> I have several Solaris 7 and Solaris 8 production servers that turn
> into number-crunchers several times a month during heavy production
> processing. I need to devise a way to selectively deny [most] users
> from logging into these systems at these times, yet still allow other
> critical support personnel to logon. The problem I have now is that
> some users log on during heavy processing to do compiles or run test
> jobs, which slows down our production processes.
> Is there an easy way to either script this function or use existing
> Solaris methods to block logins at these times?
> How would _you_ do it?? I'm pondering these ideas:
I'd change all the user's shells to a custom script, like /bin/canilogin
and just edit that. When users can login, make the script be:
/bin/ksh #or whatever shell
when they aren't supposed to login:
echo "Hey, hey, go away!" #or something polite :-)
If you wanted to get fancy, do something like:
if [ -e /etc/nologins ]
echo "Hey, hey, go away!"
And if you wanted to impress people at parties, make a cron job that
makes or removes /etc/nologins based on the system load.

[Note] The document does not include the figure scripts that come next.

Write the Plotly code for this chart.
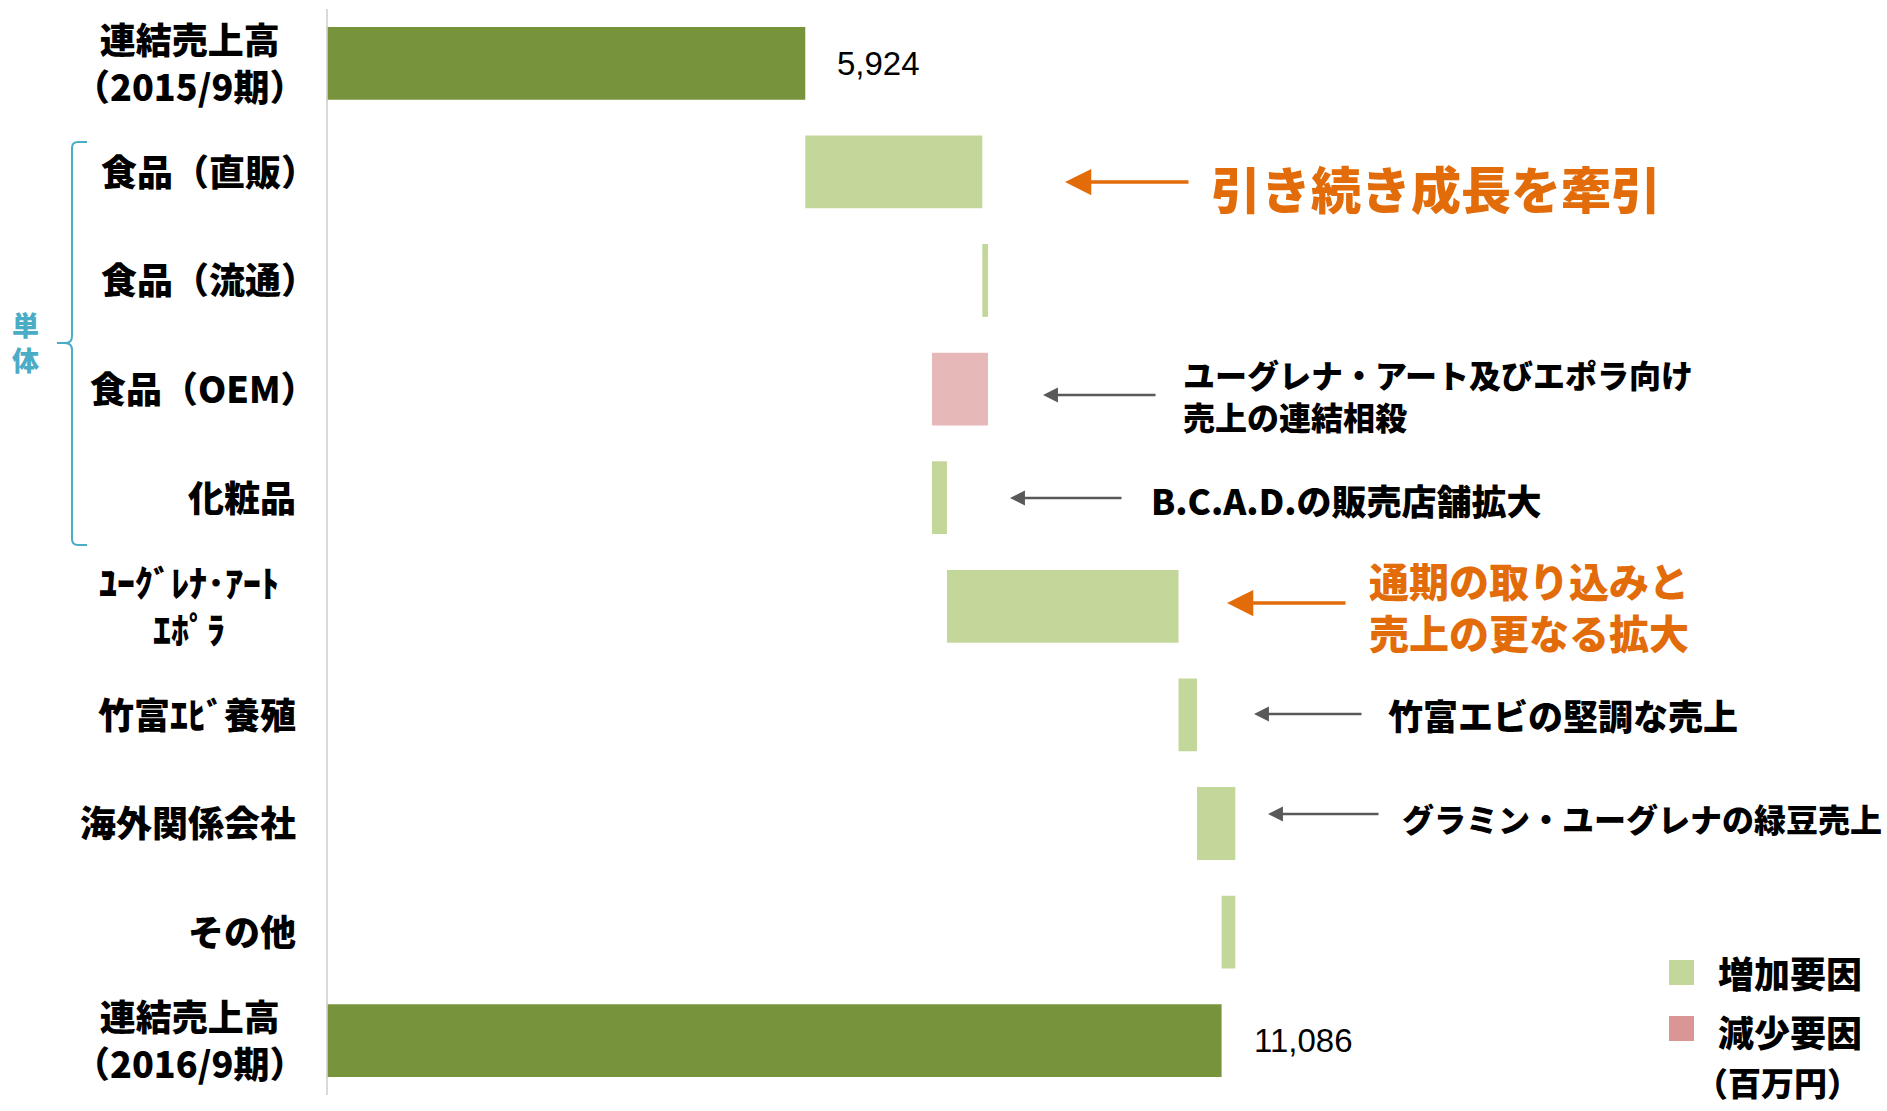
import plotly.graph_objects as go

# ---- data (百万円) ----
categories = [
    "連結売上高<br>（2015/9期）",
    "食品（直販）",
    "食品（流通）",
    "食品（OEM）",
    "化粧品",
    "ﾕｰｸﾞﾚﾅ･ｱｰﾄ<br>ｴﾎﾟﾗ",
    "竹富ｴﾋﾞ養殖",
    "海外関係会社",
    "その他",
    "連結売上高<br>（2016/9期）",
]
opening_total = 5924
closing_total = 11086
changes = [2195, 71, -695, 186, 2871, 229, 475, -170]
change_kinds = ["増加要因", "増加要因", "減少要因", "増加要因",
                "増加要因", "増加要因", "増加要因", "増加要因"]
legend_items = ["増加要因", "減少要因"]
unit_label = "（百万円）"
group_label = "単<br>体"

notes = [
    "引き続き成長を牽引",
    "ユーグレナ・アート及びエポラ向け<br>売上の連結相殺",
    "B.C.A.D.の販売店舗拡大",
    "通期の取り込みと<br>売上の更なる拡大",
    "竹富エビの堅調な売上",
    "グラミン・ユーグレナの緑豆売上",
]

# ---- page geometry ----
W, H = 1887, 1111
PLOT_L, PLOT_T, PLOT_B = 327.5, 9, 1095
PX_PER_UNIT = 0.08065
x_max = (W - PLOT_L) / PX_PER_UNIT


def fx(px):
    return px / W


def fy(py):
    return 1 - py / H


JP = "Noto Sans CJK JP"
COLOR_TOTAL = "#77933C"
COLOR_UP = "#C4D79B"
COLOR_DOWN = "#E6B8B7"
ORANGE = "#E36C0A"
GRAY = "#595959"
BLUE = "#4BACC6"

# ---- waterfall segments ----
bases, lengths, colors = [0], [opening_total], [COLOR_TOTAL]
running = opening_total
for d, kind in zip(changes, change_kinds):
    bases.append(min(running, running + d))
    lengths.append(abs(d))
    colors.append(COLOR_UP if kind == "増加要因" else COLOR_DOWN)
    running += d
bases.append(0)
lengths.append(closing_total)
colors.append(COLOR_TOTAL)

fig = go.Figure(
    go.Bar(
        y=categories,
        x=lengths,
        base=bases,
        orientation="h",
        width=0.67,
        marker=dict(color=colors, line=dict(width=0)),
        hoverinfo="skip",
    )
)

annotations = []

# category labels: two-line labels are centred as a block,
# single-line labels are right-aligned next to the axis
label_font = dict(family=JP, size=36, color="#000000", weight=900)
for cat in categories:
    if "<br>" in cat:
        pos = dict(x=fx(189), xanchor="center")
    elif cat.endswith("）"):
        # full-width closing paren carries blank space on its right
        pos = dict(x=fx(319), xanchor="right")
    else:
        pos = dict(x=fx(298), xanchor="right")
    annotations.append(dict(
        xref="paper", y=cat, yref="y", yanchor="middle", yshift=2,
        text=cat, align="center", showarrow=False, font=label_font, **pos,
    ))

# totals
for cat, v in [(categories[0], opening_total), (categories[-1], closing_total)]:
    annotations.append(dict(
        x=v, xref="x", xanchor="left", xshift=30,
        y=cat, yref="y", yanchor="middle",
        text=f"{v:,}", showarrow=False,
        font=dict(family="Liberation Sans", size=33, color="#000000"),
    ))

# call-out arrows: (tip x, tail x, y, colour, line width, head size)
arrows = [
    (1065, 1190, 182, ORANGE, 3.5, 1.5),
    (1043, 1157, 395, GRAY, 2.3, 1.3),
    (1010, 1123, 498, GRAY, 2.3, 1.3),
    (1227, 1347, 603, ORANGE, 3.5, 1.5),
    (1254, 1363, 714, GRAY, 2.3, 1.3),
    (1268, 1380, 814, GRAY, 2.3, 1.3),
]
for tip, tail, y, col, lw, hs in arrows:
    annotations.append(dict(
        x=fx(tip), y=fy(y), xref="paper", yref="paper",
        ax=tail - tip, ay=0, axref="pixel", ayref="pixel",
        text="", showarrow=True, arrowhead=2, arrowsize=hs,
        arrowwidth=lw, arrowcolor=col, standoff=0, startstandoff=0,
    ))

# call-out texts: (left x, centre y, size, colour)
note_style = [
    (1209, 187, 50, ORANGE),
    (1181, 395, 32, "#000000"),
    (1149, 499, 35, "#000000"),
    (1367, 606, 40, ORANGE),
    (1386, 714, 35, "#000000"),
    (1400, 818, 32, "#000000"),
]
for txt, (x, y, size, col) in zip(notes, note_style):
    annotations.append(dict(
        x=fx(x), y=fy(y), xref="paper", yref="paper",
        xanchor="left", yanchor="middle", align="left",
        text=txt, showarrow=False,
        font=dict(family=JP, size=size, color=col, weight=900),
    ))

# 単体 bracket label
annotations.append(dict(
    x=fx(25), y=fy(342), xref="paper", yref="paper",
    xanchor="center", yanchor="middle", align="center",
    text=group_label, showarrow=False,
    font=dict(family=JP, size=27, color=BLUE, weight=900),
))

# legend texts
for label, y in zip(legend_items, [972, 1031]):
    annotations.append(dict(
        x=fx(1716), y=fy(y), xref="paper", yref="paper",
        xanchor="left", yanchor="middle", text=label, showarrow=False,
        font=dict(family=JP, size=36, color="#000000", weight=900),
    ))
annotations.append(dict(
    x=fx(1777), y=fy(1082), xref="paper", yref="paper",
    xanchor="center", yanchor="middle", text=unit_label, showarrow=False,
    font=dict(family=JP, size=33, color="#000000", weight=900),
))

shapes = []
# curly bracket grouping the non-consolidated rows
p = lambda x, y: f"{fx(x)},{fy(y)}"
bracket = (
    f"M {p(87, 142)} L {p(78, 142)} Q {p(72, 142)} {p(72, 148)} "
    f"L {p(72, 336)} Q {p(72, 343)} {p(65, 343)} L {p(57, 343)} "
    f"M {p(65, 343)} Q {p(72, 343)} {p(72, 350)} "
    f"L {p(72, 539)} Q {p(72, 545)} {p(78, 545)} L {p(87, 545)}"
)
shapes.append(dict(type="path", xref="paper", yref="paper", path=bracket,
                   line=dict(color=BLUE, width=2)))

# legend swatches
for col, (y0, y1) in zip([COLOR_UP, "#D99694"], [(960, 985), (1016, 1041)]):
    shapes.append(dict(type="rect", xref="paper", yref="paper",
                       x0=fx(1669), x1=fx(1694), y0=fy(y1), y1=fy(y0),
                       fillcolor=col, line=dict(width=0)))

fig.update_layout(
    width=W, height=H,
    margin=dict(l=0, r=0, t=0, b=0),
    paper_bgcolor="white", plot_bgcolor="white",
    showlegend=False,
    xaxis=dict(domain=[fx(PLOT_L), 1], range=[0, x_max], visible=False,
               fixedrange=True),
    yaxis=dict(domain=[fy(PLOT_B), fy(PLOT_T)], type="category",
               range=[len(categories) - 0.5, -0.5],
               showticklabels=False, ticks="", showgrid=False, zeroline=False,
               showline=True, linecolor="#D9D9D9", linewidth=2,
               layer="below traces", fixedrange=True),
    annotations=annotations,
    shapes=shapes,
)

fig.write_html("out.html")
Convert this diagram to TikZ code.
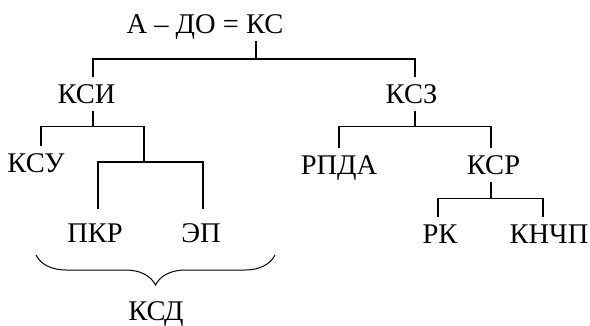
\documentclass[tikz,border=0pt]{standalone}
\usepackage{fontspec}
\setmainfont{Liberation Serif}
\usetikzlibrary{decorations.pathreplacing}
\begin{document}
\begin{tikzpicture}[x=1pt,y=-1pt,
  lbl/.style={inner sep=0pt, outer xsep=0pt, outer ysep=7.5pt,
    text height=18.5pt, text depth=0pt, anchor=base,
    font=\fontsize{28.5}{32}\selectfont},
  lowlbl/.style={lbl, outer ysep=14.5pt},
  link/.style={line width=1.1pt},
  bracestyle/.style={line width=1pt,
    decorate, decoration={brace, amplitude=30pt}}]
\useasboundingbox (0,0) rectangle (590,325);

% labels
\node[lbl] (t)     at (205,33)  {А – ДО = КС};
\node[lbl] (ksi)   at (86.5,103) {КСИ};
\node[lbl] (ksz)   at (411.5,103) {КСЗ};
\node[lbl] (ksu)   at (36,172)  {КСУ};
\node[lbl] (rpda)  at (339,174) {РПДА};
\node[lbl] (ksr)   at (493.5,174) {КСР};
\node[lowlbl] (pkr) at (95,242) {ПКР};
\node[lowlbl] (ep)  at (201,242) {ЭП};
\node[lbl] (rk)    at (440,243) {РК};
\node[lbl] (knchp) at (549,243) {КНЧП};
\node[lbl] (ksd)   at (156,320) {КСД};

% root: the drop under "КС"
\coordinate (root) at (256,41);
\coordinate (jA) at (256,59);
\draw[link] (root) -- (jA);
\draw[link] ([xshift=6.5pt]ksi.north) |- (jA) -| ([xshift=3.5pt]ksz.north);

% КСИ subtree
\draw[link] ([xshift=6.5pt]ksi.south) -- ++(0,16) coordinate (jB);
\coordinate (jC) at (144,162);
\draw[link] ([xshift=5pt]ksu.north) |- (jB) -| (jC);
\draw[link] ([xshift=3pt]pkr.north) |- (jC) -| ([xshift=2pt]ep.north);

% КСЗ subtree
\draw[link] ([xshift=3.5pt]ksz.south) -- ++(0,16) coordinate (jD);
\draw[link] (rpda.north) |- (jD) -| ([xshift=-2.5pt]ksr.north);

% КСР subtree
\draw[link] ([xshift=-2.5pt]ksr.south) -- ++(0,17) coordinate (jE);
\draw[link] ([xshift=-2pt]rk.north) |- (jE) -| ([xshift=-6pt]knchp.north);

% brace grouping ПКР and ЭП
\coordinate (brR) at (275,255);
\coordinate (brL) at (36,255);
\draw[bracestyle] (brR) -- (brL);
\end{tikzpicture}
\end{document}
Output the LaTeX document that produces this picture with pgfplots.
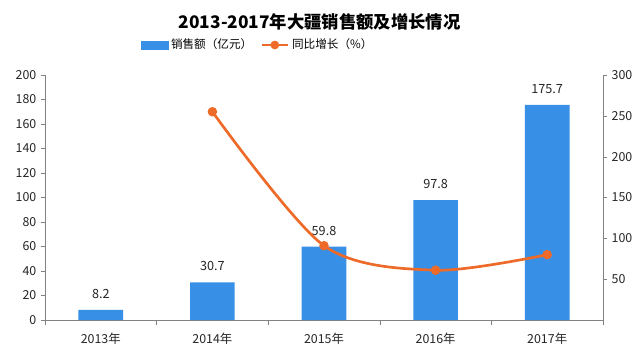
\documentclass[border=0pt]{standalone}
\usepackage{pgfplots}
\pgfplotsset{compat=1.18}
\usepackage{fontspec}
\setmainfont{Noto Sans CJK SC}
\definecolor{barblue}{RGB}{56,143,230}
\definecolor{lineorange}{RGB}{238,106,40}
\definecolor{axgray}{RGB}{130,130,130}
\begin{document}
\begin{tikzpicture}
\useasboundingbox (-33.75pt,-25.5pt) rectangle (446.25pt,240pt);
\begin{axis}[
  scale only axis, width=418.5pt, height=183.75pt,
  xmin=-0.5, xmax=4.5, ymin=0, ymax=200,
  axis x line*=bottom, axis y line*=left,
  axis line style={axgray},
  xtick={0,1,2,3,4},
  xticklabels={2013年,2014年,2015年,2016年,2017年},
  minor xtick={-0.5,0.5,1.5,2.5,3.5,4.5},
  major x tick style={draw=none},
  minor x tick style={axgray},
  minor tick length=4pt,
  ytick={0,20,...,200},
  y tick style={axgray},
  major tick length=3pt,
  tick align=outside,
  tick label style={font=\fontsize{9.3pt}{11pt}\selectfont, text=black!85},
  /pgf/number format/assume math mode=true,
  xticklabel style={yshift=-3pt},
  ybar, bar width=33.5pt,
  nodes near coords,
  nodes near coords style={font=\fontsize{9.5pt}{11pt}\selectfont, text=black!85, /pgf/number format/fixed, /pgf/number format/fixed zerofill, /pgf/number format/precision=1, yshift=5pt},
  clip=false,
]
\addplot[fill=barblue, draw=none] coordinates {(0,8.2) (1,30.7) (2,59.8) (3,97.8) (4,175.7)};
\end{axis}
\begin{axis}[
  scale only axis, width=418.5pt, height=183.75pt,
  xmin=-0.5, xmax=4.5, ymin=0, ymax=300,
  axis x line=none, axis y line*=right,
  axis line style={axgray},
  ytick={50,100,...,300},
  y tick style={axgray},
  major tick length=3pt,
  tick align=outside,
  tick label style={font=\fontsize{9.3pt}{11pt}\selectfont, text=black!85},
  /pgf/number format/assume math mode=true,
  legend style={at={(0.382,1.0)}, yshift=22.5pt, anchor=center, draw=none, fill=none, legend columns=2,
    font=\fontsize{8.7pt}{10pt}\selectfont, /tikz/every even column/.append style={column sep=4pt}},
  clip=false,
]
\addlegendimage{legend image code/.code={\fill[barblue] (0cm,-0.11cm) rectangle (0.7cm,0.11cm);}}
\addlegendentry{销售额（亿元）}
\addplot[lineorange, line width=2pt, smooth, mark=*, mark size=2.5pt, mark options={fill=lineorange, draw=lineorange},
  legend image code/.code={\draw[lineorange, line width=2pt] (0cm,0cm) -- (0.7cm,0cm); \fill[lineorange] (0.35cm,0cm) circle (2.2pt);}]
  coordinates {(1,255) (2,91) (3,61) (4,80)};
\addlegendentry{同比增长（\%）}
\end{axis}
\node[font=\bfseries\fontsize{13pt}{15pt}\selectfont] at (206pt,223.5pt) {2013-2017年大疆销售额及增长情况};
\end{tikzpicture}
\end{document}
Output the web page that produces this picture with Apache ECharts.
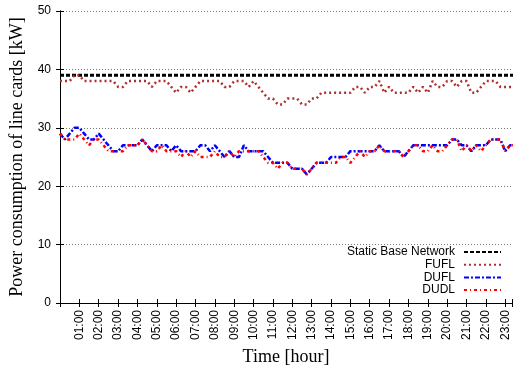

Creating a script and editing it is safer then editing your passwd file
every time you want to allow or disallow logins, as messing up the
passwd file can be very bad, but not letting lusers login until you fix
a script isn't so horrible ;-).
Be sure you write a man page (use the manedit, Luke) or something to
ensure that future SysAdmins know what's going on. Or don't, and call
it job security (but maybe I'm just bitter over that happening to me).